#### [TASK INSTRUCTIONS]
Go through the records below from the first line and print each one exactly, stopping after the line that contains "ax.spines[s].set_linewidth(2)". Do not print pictures or anything past that line.

*****

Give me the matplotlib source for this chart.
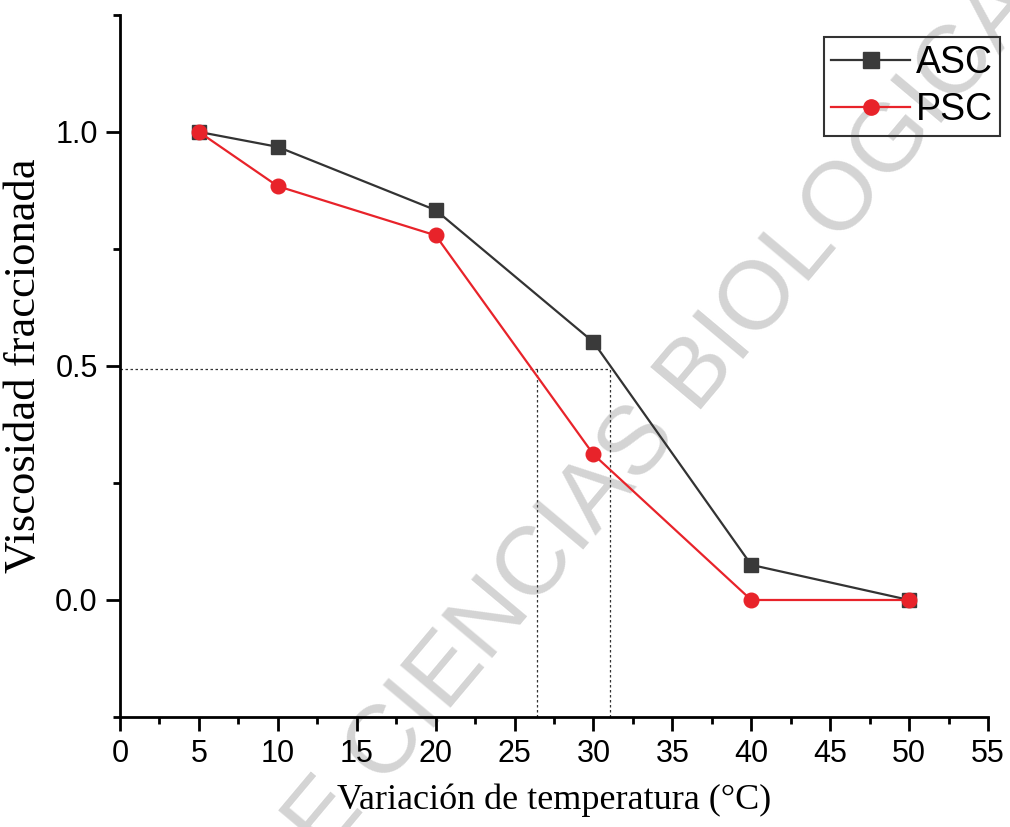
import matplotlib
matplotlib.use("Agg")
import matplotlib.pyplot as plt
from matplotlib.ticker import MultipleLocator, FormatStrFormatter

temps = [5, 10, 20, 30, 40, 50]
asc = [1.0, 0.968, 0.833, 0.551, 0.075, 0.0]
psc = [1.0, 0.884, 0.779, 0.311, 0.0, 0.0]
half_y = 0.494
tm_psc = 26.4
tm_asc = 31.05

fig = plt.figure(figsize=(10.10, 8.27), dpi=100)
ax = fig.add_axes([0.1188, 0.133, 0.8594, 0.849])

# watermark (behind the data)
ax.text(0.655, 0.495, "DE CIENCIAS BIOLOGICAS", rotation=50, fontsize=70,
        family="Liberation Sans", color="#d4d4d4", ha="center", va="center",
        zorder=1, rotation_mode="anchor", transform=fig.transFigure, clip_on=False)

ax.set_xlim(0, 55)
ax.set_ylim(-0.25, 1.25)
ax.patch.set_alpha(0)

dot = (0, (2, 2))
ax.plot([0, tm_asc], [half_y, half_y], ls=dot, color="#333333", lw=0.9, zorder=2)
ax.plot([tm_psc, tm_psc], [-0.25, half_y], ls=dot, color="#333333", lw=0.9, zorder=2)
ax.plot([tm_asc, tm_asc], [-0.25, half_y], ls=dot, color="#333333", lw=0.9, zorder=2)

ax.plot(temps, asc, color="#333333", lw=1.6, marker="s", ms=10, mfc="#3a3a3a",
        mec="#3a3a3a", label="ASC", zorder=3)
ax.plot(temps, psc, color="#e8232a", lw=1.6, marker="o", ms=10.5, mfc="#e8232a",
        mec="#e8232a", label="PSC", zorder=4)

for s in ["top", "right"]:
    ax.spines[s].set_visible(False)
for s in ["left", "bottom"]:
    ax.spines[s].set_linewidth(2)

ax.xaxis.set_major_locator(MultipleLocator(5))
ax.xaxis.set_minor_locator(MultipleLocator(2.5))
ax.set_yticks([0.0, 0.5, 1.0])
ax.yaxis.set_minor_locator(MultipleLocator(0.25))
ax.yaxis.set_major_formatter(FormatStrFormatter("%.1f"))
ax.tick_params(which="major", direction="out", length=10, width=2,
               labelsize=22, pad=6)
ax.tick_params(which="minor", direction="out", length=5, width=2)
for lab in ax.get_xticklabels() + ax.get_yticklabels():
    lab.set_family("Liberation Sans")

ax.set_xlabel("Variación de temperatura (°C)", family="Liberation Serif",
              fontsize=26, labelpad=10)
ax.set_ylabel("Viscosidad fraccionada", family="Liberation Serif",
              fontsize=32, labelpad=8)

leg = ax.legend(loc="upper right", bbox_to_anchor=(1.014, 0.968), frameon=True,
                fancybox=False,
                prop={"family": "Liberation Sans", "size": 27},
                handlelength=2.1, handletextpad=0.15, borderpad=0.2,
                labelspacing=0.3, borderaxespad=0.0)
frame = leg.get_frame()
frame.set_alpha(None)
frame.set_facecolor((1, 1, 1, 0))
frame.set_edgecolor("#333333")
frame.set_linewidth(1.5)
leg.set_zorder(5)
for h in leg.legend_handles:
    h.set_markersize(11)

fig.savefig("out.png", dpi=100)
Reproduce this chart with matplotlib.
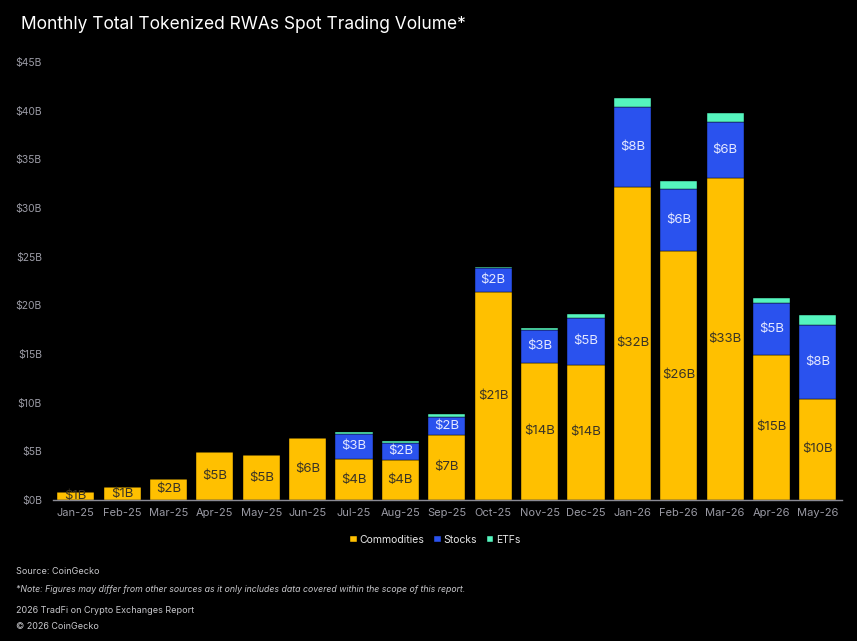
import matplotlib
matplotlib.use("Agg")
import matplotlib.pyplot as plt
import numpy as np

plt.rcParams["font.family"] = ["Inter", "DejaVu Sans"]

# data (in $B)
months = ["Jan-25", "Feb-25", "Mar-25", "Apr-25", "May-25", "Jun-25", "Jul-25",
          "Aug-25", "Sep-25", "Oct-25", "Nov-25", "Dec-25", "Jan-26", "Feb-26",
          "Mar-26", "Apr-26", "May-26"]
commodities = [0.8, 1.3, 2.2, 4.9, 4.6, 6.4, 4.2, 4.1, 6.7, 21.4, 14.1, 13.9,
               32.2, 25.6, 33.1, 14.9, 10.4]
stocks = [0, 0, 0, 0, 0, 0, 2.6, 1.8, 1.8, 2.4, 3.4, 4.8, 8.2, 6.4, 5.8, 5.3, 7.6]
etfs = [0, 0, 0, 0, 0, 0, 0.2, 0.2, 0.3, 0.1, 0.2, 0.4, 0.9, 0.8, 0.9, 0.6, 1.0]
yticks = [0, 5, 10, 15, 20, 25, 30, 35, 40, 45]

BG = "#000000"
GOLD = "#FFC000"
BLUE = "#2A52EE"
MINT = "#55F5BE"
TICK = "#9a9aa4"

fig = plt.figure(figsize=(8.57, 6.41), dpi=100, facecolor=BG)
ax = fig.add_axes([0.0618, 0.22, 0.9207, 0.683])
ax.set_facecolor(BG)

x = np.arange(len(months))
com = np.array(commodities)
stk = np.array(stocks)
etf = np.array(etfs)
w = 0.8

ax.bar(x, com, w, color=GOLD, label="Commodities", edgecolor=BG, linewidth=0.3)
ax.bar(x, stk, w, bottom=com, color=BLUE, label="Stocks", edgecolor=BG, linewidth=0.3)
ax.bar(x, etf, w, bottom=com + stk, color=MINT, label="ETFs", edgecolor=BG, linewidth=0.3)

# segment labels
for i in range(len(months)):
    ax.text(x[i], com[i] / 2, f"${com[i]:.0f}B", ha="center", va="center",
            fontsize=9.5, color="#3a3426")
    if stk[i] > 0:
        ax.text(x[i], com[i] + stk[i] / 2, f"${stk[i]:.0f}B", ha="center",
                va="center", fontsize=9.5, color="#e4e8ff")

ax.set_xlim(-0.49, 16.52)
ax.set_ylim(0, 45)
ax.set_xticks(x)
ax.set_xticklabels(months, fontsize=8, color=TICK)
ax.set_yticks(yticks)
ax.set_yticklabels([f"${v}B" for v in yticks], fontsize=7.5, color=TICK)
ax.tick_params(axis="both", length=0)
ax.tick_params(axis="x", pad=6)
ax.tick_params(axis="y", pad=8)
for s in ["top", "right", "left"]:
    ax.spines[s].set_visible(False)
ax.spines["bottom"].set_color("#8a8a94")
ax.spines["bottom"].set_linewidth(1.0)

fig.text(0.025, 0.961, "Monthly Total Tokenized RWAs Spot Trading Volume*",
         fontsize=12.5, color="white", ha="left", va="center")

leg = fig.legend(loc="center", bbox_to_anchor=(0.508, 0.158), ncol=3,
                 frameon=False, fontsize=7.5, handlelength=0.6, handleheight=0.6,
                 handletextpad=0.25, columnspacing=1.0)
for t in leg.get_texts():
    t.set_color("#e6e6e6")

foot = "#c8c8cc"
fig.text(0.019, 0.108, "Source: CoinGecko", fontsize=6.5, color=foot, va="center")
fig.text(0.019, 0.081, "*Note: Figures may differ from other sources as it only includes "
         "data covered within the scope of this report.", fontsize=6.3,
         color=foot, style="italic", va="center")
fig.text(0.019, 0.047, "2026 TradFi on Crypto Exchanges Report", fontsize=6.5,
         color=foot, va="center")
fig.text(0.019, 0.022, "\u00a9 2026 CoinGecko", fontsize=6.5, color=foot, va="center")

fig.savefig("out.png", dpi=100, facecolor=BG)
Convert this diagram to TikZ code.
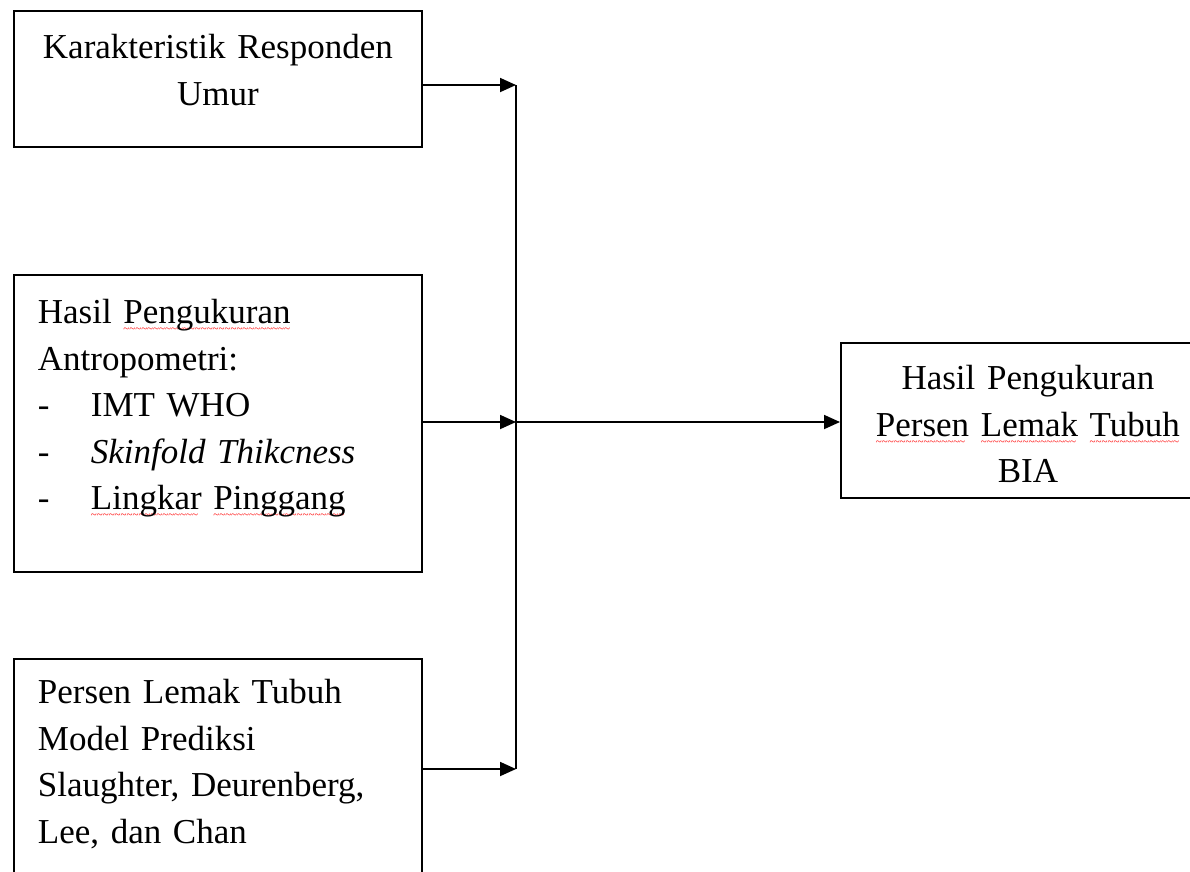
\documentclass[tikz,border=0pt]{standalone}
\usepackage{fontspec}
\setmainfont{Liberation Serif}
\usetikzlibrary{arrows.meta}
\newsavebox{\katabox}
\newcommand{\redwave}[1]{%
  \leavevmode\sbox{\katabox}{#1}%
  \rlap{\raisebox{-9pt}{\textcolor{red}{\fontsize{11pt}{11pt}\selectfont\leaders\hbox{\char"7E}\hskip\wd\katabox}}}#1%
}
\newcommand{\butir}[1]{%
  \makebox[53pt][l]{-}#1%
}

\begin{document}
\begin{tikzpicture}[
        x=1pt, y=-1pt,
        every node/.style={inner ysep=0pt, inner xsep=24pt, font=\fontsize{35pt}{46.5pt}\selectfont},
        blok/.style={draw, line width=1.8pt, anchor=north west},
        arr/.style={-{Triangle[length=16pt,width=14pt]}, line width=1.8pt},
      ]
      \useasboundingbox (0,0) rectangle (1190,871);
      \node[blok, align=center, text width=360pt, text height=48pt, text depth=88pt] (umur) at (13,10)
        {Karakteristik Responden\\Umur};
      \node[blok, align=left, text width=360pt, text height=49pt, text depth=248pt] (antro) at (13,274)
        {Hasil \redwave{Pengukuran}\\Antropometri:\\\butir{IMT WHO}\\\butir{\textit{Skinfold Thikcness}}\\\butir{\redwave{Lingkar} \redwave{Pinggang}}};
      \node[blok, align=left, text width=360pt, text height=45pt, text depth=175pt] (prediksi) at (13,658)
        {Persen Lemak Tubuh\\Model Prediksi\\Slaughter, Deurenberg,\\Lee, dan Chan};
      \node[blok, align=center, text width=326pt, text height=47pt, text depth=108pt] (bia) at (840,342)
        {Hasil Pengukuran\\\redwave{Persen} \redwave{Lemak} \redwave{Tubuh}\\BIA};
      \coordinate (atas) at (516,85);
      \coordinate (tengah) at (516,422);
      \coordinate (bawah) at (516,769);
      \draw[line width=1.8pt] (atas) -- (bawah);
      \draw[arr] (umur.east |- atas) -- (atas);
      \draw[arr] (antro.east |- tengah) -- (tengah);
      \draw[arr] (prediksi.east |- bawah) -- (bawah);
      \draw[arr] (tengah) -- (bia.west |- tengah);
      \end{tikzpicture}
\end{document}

*****

#### [ANSWER TO THE EXERCISE]
Give me the matplotlib source for this chart.
import matplotlib
matplotlib.use("Agg")
import matplotlib.pyplot as plt
from matplotlib.ticker import MultipleLocator, FormatStrFormatter

temps = [5, 10, 20, 30, 40, 50]
asc = [1.0, 0.968, 0.833, 0.551, 0.075, 0.0]
psc = [1.0, 0.884, 0.779, 0.311, 0.0, 0.0]
half_y = 0.494
tm_psc = 26.4
tm_asc = 31.05

fig = plt.figure(figsize=(10.10, 8.27), dpi=100)
ax = fig.add_axes([0.1188, 0.133, 0.8594, 0.849])

# watermark (behind the data)
ax.text(0.655, 0.495, "DE CIENCIAS BIOLOGICAS", rotation=50, fontsize=70,
        family="Liberation Sans", color="#d4d4d4", ha="center", va="center",
        zorder=1, rotation_mode="anchor", transform=fig.transFigure, clip_on=False)

ax.set_xlim(0, 55)
ax.set_ylim(-0.25, 1.25)
ax.patch.set_alpha(0)

dot = (0, (2, 2))
ax.plot([0, tm_asc], [half_y, half_y], ls=dot, color="#333333", lw=0.9, zorder=2)
ax.plot([tm_psc, tm_psc], [-0.25, half_y], ls=dot, color="#333333", lw=0.9, zorder=2)
ax.plot([tm_asc, tm_asc], [-0.25, half_y], ls=dot, color="#333333", lw=0.9, zorder=2)

ax.plot(temps, asc, color="#333333", lw=1.6, marker="s", ms=10, mfc="#3a3a3a",
        mec="#3a3a3a", label="ASC", zorder=3)
ax.plot(temps, psc, color="#e8232a", lw=1.6, marker="o", ms=10.5, mfc="#e8232a",
        mec="#e8232a", label="PSC", zorder=4)

for s in ["top", "right"]:
    ax.spines[s].set_visible(False)
for s in ["left", "bottom"]:
    ax.spines[s].set_linewidth(2)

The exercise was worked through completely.